TASK DETAILS: List each line of the data that holds the word "diagram".
---- DATA SHOWN
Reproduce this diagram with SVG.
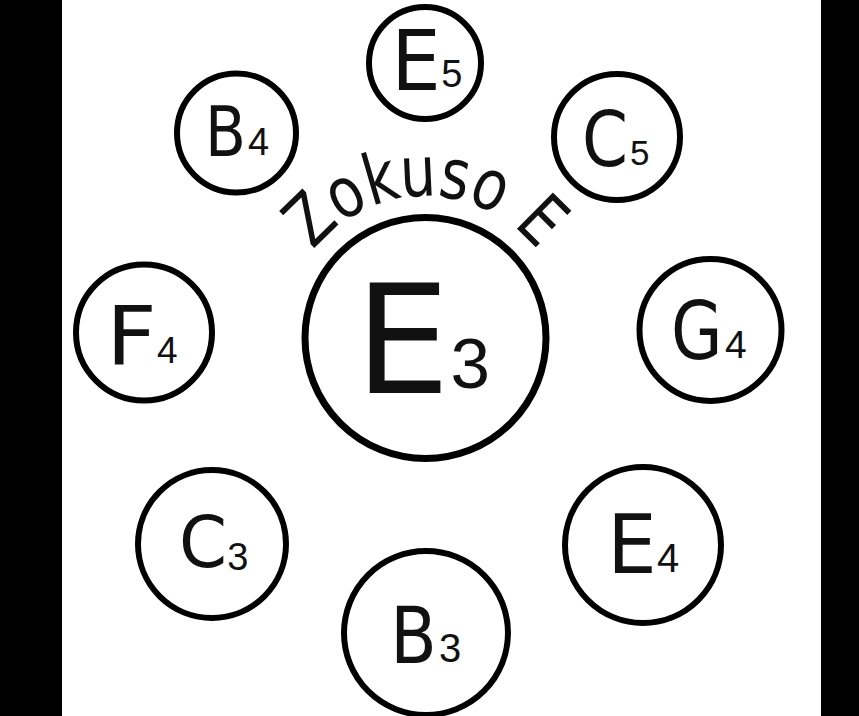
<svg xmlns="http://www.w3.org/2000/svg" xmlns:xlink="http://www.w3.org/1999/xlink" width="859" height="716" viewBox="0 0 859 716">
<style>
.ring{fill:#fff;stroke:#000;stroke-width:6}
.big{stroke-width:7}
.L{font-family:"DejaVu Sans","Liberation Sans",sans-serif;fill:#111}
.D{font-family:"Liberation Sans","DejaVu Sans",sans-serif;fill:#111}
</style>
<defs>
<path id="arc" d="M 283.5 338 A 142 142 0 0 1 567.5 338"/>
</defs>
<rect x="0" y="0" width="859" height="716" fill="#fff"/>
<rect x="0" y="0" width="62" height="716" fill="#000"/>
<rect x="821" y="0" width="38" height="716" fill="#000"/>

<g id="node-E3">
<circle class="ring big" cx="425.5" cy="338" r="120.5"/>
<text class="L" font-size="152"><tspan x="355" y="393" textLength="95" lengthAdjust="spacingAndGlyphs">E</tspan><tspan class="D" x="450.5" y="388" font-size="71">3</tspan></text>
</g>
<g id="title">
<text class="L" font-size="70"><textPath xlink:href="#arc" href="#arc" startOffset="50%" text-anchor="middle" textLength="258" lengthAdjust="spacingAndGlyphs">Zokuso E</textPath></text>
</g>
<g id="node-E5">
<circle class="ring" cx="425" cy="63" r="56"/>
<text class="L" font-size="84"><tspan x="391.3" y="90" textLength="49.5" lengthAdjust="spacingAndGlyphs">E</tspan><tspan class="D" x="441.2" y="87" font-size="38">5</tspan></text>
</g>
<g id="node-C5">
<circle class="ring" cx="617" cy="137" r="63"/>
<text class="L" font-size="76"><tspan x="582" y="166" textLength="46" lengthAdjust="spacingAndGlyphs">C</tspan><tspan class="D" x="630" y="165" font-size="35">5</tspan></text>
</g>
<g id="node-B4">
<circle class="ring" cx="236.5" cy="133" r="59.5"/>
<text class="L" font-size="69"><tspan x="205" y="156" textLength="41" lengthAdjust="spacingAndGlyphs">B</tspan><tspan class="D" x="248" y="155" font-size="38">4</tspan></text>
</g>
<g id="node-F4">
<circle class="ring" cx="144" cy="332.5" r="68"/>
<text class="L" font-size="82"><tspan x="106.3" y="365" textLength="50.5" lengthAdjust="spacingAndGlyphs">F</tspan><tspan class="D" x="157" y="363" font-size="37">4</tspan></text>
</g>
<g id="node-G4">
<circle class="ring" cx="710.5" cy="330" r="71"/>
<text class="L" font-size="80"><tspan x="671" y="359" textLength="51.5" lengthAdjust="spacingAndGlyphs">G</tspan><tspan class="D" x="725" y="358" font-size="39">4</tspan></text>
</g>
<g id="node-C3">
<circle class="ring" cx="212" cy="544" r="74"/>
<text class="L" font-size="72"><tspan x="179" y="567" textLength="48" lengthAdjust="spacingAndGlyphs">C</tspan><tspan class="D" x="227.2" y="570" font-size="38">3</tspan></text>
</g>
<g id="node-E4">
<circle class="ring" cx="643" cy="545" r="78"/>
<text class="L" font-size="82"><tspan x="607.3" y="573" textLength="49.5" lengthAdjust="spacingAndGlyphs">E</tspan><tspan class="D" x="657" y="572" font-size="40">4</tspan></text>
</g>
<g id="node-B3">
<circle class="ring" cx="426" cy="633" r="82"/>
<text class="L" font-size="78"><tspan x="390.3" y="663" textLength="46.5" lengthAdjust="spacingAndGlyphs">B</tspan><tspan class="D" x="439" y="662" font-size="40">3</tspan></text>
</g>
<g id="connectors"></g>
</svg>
--------
---- DATA SHOWN
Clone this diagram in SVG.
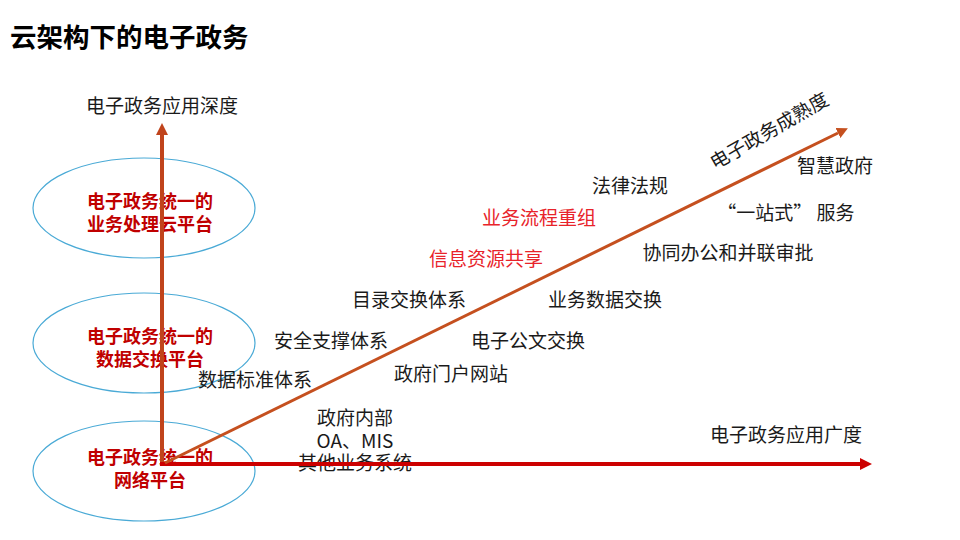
--------
---- DATA SHOWN
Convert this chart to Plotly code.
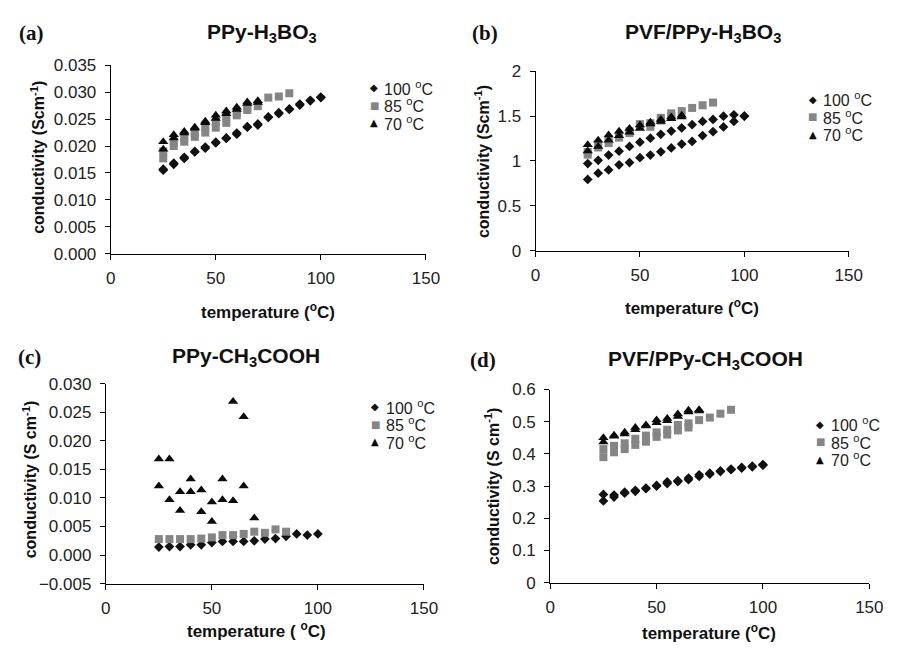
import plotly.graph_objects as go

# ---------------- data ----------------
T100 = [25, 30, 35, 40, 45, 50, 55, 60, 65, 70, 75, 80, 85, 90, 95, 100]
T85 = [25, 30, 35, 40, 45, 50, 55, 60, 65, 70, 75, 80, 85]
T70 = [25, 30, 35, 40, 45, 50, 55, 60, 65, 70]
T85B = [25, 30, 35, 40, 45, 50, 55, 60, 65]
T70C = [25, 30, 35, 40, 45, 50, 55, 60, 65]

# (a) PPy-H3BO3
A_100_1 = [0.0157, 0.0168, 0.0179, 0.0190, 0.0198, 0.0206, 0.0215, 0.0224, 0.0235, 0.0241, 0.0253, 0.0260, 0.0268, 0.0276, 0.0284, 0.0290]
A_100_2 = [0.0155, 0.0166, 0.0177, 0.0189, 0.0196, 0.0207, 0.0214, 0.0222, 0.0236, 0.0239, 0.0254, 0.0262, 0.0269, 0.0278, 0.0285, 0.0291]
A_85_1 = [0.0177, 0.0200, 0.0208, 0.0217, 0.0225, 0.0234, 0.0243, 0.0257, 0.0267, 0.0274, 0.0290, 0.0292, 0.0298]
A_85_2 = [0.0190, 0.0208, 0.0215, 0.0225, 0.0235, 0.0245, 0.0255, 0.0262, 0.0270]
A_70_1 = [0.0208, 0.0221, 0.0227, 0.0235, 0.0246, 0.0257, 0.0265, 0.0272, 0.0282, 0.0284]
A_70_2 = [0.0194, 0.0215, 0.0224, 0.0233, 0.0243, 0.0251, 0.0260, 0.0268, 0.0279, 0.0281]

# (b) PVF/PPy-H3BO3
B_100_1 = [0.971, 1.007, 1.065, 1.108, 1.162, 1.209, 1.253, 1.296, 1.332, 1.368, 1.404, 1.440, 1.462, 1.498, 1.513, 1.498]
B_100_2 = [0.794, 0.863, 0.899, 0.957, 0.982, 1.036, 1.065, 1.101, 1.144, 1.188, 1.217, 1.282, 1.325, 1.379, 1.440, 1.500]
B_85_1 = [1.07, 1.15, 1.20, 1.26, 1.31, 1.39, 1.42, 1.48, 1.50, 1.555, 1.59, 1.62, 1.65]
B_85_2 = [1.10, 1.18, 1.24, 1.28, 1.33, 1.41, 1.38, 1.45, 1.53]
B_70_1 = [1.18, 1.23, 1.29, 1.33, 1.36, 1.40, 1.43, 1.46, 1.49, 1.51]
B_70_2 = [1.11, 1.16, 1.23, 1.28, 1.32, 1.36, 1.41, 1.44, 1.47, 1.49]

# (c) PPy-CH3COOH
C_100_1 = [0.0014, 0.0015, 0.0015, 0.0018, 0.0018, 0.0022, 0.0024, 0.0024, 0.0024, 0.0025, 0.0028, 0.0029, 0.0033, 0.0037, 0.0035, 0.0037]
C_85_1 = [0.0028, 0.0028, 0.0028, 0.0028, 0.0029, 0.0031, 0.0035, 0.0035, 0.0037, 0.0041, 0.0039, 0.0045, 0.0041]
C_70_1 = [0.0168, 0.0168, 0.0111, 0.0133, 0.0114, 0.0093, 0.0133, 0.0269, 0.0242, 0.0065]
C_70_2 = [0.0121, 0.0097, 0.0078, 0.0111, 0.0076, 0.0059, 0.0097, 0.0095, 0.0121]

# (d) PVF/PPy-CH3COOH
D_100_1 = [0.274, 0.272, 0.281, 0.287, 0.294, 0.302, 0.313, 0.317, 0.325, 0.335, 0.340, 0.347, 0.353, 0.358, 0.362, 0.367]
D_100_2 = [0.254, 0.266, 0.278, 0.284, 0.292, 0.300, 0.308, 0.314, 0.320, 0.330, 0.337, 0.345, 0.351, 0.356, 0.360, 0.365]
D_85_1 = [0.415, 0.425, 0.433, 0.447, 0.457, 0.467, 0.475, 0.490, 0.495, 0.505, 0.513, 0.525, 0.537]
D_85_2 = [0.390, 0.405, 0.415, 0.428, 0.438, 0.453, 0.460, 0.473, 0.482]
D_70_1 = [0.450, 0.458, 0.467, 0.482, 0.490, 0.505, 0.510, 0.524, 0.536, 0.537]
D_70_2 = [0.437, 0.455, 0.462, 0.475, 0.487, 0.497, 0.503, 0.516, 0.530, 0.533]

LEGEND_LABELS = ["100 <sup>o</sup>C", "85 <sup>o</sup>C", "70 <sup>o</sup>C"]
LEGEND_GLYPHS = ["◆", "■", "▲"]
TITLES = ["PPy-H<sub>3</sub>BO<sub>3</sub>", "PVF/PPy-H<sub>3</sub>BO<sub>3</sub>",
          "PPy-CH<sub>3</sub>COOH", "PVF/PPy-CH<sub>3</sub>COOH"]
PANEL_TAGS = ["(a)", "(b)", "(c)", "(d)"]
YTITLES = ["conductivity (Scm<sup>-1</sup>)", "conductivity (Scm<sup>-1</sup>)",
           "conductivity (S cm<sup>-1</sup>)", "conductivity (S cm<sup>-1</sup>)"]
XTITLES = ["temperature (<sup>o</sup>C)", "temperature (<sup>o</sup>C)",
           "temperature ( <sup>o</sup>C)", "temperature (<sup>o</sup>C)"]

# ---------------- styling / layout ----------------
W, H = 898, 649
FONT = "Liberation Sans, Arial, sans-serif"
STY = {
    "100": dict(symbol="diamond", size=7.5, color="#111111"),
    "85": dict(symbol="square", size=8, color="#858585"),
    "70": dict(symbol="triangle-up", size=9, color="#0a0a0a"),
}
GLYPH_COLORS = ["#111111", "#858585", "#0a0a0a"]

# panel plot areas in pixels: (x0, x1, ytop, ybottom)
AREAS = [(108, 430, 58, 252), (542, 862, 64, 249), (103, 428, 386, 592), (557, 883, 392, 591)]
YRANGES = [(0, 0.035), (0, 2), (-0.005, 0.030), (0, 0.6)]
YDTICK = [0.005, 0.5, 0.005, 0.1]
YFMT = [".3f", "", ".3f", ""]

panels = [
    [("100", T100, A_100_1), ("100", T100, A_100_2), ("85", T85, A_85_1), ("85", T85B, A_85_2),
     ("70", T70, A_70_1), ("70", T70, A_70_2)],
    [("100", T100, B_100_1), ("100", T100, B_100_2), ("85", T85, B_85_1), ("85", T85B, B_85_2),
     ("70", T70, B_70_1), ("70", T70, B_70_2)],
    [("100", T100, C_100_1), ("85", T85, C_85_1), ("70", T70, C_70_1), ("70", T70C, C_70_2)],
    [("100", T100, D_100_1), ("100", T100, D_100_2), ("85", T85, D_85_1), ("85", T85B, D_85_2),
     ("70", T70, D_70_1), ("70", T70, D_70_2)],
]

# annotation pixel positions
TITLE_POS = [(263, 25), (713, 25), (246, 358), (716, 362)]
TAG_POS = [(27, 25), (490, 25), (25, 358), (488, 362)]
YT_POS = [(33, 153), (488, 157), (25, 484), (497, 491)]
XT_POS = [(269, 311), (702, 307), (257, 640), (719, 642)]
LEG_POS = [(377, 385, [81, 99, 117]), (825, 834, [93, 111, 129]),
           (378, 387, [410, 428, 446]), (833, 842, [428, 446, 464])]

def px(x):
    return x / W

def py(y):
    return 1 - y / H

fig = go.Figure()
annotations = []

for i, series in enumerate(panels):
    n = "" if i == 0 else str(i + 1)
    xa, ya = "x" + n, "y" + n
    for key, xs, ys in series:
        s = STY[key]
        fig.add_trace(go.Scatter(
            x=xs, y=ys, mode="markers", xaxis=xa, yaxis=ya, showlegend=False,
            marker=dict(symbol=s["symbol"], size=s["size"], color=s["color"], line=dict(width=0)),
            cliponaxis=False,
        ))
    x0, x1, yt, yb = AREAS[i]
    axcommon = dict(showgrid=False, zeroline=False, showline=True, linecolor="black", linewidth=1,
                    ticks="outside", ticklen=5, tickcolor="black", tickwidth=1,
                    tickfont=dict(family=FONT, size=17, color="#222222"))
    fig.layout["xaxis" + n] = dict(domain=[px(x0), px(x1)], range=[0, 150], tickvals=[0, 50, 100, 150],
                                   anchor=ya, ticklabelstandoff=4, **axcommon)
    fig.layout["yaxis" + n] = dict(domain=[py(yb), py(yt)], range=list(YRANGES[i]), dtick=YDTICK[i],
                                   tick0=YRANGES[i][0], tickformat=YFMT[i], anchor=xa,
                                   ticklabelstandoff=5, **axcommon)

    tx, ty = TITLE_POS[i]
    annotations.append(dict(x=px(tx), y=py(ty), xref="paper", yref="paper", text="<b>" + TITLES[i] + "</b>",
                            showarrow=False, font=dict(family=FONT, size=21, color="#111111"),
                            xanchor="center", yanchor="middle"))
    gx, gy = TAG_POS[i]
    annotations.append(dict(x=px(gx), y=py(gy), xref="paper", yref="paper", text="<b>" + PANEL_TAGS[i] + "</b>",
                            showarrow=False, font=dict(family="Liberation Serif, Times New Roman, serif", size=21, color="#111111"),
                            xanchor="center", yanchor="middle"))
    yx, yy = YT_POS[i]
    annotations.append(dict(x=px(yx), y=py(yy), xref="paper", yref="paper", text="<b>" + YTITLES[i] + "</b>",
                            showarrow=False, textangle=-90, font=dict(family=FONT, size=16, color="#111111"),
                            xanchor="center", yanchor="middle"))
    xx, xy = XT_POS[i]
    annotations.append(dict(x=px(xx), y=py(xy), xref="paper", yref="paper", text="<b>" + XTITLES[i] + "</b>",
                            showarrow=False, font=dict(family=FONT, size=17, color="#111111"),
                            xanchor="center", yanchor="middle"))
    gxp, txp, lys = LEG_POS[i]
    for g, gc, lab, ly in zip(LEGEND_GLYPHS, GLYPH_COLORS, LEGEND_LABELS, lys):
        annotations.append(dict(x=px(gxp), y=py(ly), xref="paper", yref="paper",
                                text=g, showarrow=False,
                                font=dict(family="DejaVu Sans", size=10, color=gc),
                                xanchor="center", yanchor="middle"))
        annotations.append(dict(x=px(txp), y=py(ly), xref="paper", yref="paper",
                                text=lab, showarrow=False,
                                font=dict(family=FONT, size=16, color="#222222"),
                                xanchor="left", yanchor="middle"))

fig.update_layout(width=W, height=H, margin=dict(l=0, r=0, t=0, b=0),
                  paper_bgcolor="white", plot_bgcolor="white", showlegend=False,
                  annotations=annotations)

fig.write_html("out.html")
--------
WORKED SOLUTION:
Reproduce this diagram with SVG.
Clone this diagram in SVG.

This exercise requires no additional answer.